A devastating attack

Two weeks ago, a school bus packed with young boys was hit by an airstrike, killing 40 and injuring 56 more. The airstrike was delivered by UK allies – the Saudi and Emirati-led Coalition – and the bomb was made in and sold by the USA. If ever there was a moment in this brutal conflict for the UK and the wider international community to say enough is enough, this was it. But unfortunately, little appears to have changed.

Instead, this week, the newly appointed Foreign Secretary, Jeremy Hunt described the attack as “truly awful” but also stated that Saudi Arabia is an important ally in the war against terrorism and that the UK would raise concerns in private conversations, rather than through “megaphone diplomacy”.

Condemning an attack that is a violation of international humanitarian law is not megaphone diplomacy; it is essential if we want to live in a world in which the basic rules on which the world’s most vulnerable children’s protection depends are upheld.

Consistent condemnation

Through consistent condemnation of attacks on civilians – just as we have seen the UK Government do countless times in Syria and South Sudan – the UK would send a powerful signal that attacks on civilians are never acceptable and the deaths of children should never be accepted as legitimate “collateral damage”.

Last week, the FCO Minister Mark Field stated that the UK is “working so hard with its international partners to cherish and protect” the international rules-based system. This is welcome news – and was strongly reflected in the Foreign Secretary’s speech in Washington this week. But the discrepancy between these statements and the UK’s approach towards its allies involved in the conflict in Yemen is stark.

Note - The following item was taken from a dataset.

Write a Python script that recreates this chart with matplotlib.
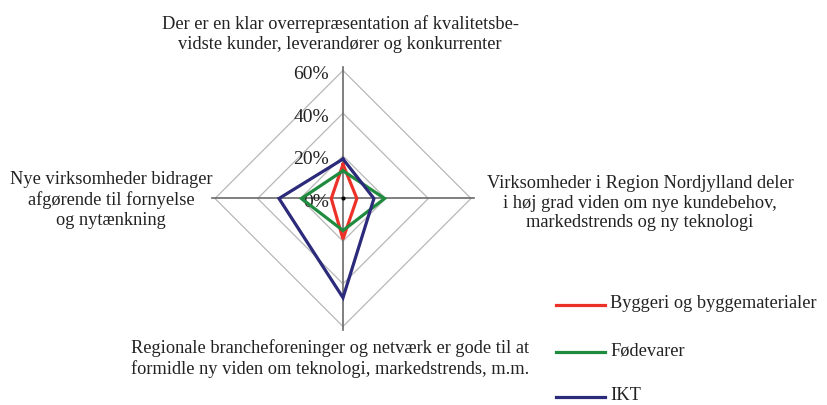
import numpy as np
import matplotlib
matplotlib.use("Agg")
import matplotlib.pyplot as plt

categories = [
    "Der er en klar overrepræsentation af kvalitetsbe-\nvidste kunder, leverandører og konkurrenter",
    "Virksomheder i Region Nordjylland deler\ni høj grad viden om nye kundebehov,\nmarkedstrends og ny teknologi",
    "Regionale brancheforeninger og netværk er gode til at\nformidle ny viden om teknologi, markedstrends, m.m.",
    "Nye virksomheder bidrager\nafgørende til fornyelse\nog nytænkning",
]
series_names = ["Byggeri og byggematerialer", "Fødevarer", "IKT"]
byggeri = [16, 6.5, 19, 5.5]
fodevarer = [13, 19.5, 15, 19.5]
ikt = [18.5, 14.5, 46.5, 30]
ticks = [0, 20, 40, 60]
tick_labels = ["0%", "20%", "40%", "60%"]
colors = ["#ec3228", "#1f8b3f", "#2c2a7a"]

plt.rcParams["font.family"] = ["Liberation Serif", "DejaVu Serif"]

W, H = 828, 405
fig = plt.figure(figsize=(W / 100, H / 100), dpi=100)
ax = fig.add_axes([0, 0, 1, 1])
cx, cy = 343, 198.5
s = 128 / 60.0
ax.set_xlim(-cx / s, (W - cx) / s)
ax.set_ylim(-(H - cy) / s, cy / s)
ax.axis("off")

angles = np.deg2rad([90, 0, -90, 180])
ca, sa = np.cos(angles), np.sin(angles)

# grid diamonds
for t in ticks[1:]:
    xs = np.append(t * ca, t * ca[0])
    ys = np.append(t * sa, t * sa[0])
    ax.plot(xs, ys, color="#b8b8b8", lw=0.9, zorder=1)
# axes spokes
rmax = ticks[-1] + 1.5
for c_, s_ in zip(ca, sa):
    ax.plot([0, rmax * c_], [0, rmax * s_], color="#6a6a6a", lw=1.2, zorder=2)
ax.plot([0], [0], marker="o", ms=2, color="black", zorder=3)

for t, lab in zip(ticks, tick_labels):
    ax.text(-6.5, t - 1.9, lab, ha="right", va="center", fontsize=14, color="#222222", zorder=4)

for vals, col, name in zip([byggeri, fodevarer, ikt], colors, series_names):
    v = np.array(vals)
    xs = np.append(v * ca, v[0] * ca[0])
    ys = np.append(v * sa, v[0] * sa[0])
    ax.plot(xs, ys, color=col, lw=2.3, solid_joinstyle="miter", zorder=5, label=name)

fs = 13.2
ls = 1.22
def px(x, y):
    return x / W, 1 - y / H

fig.text(*px(340, 34), categories[0], ha="center", va="center", fontsize=fs, linespacing=ls, color="#222222")
fig.text(*px(640, 203), categories[1], ha="center", va="center", fontsize=fs, linespacing=ls, color="#222222")
fig.text(*px(330, 359), categories[2], ha="center", va="center", fontsize=fs, linespacing=ls, color="#222222")
fig.text(*px(111, 200), categories[3], ha="center", va="center", fontsize=fs, linespacing=ls, color="#222222")

# legend
leg_y = [305, 352, 397]
for name, col, yy in zip(series_names, colors, leg_y):
    fig.add_artist(plt.Line2D([556 / W, 605 / W], [1 - yy / H, 1 - yy / H], color=col, lw=2.3))
    fig.text(*px(610, yy - 1), name, ha="left", va="center", fontsize=fs, color="#222222")

fig.savefig("out.png", dpi=100)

The silence from the UK on attacks like this one, and its steadfast refusal to suspend arms sales to parties to the conflict despite the clear risk that they may be used in violations of international humanitarian law, undermine this very same system and the values that we cherish. It creates a sense of impunity – enabling actors who violate the rights of children and other civilians to do so again and again.

In order for these rules to endure, there must be a line and the UK must say so – even when it is our allies that cross it.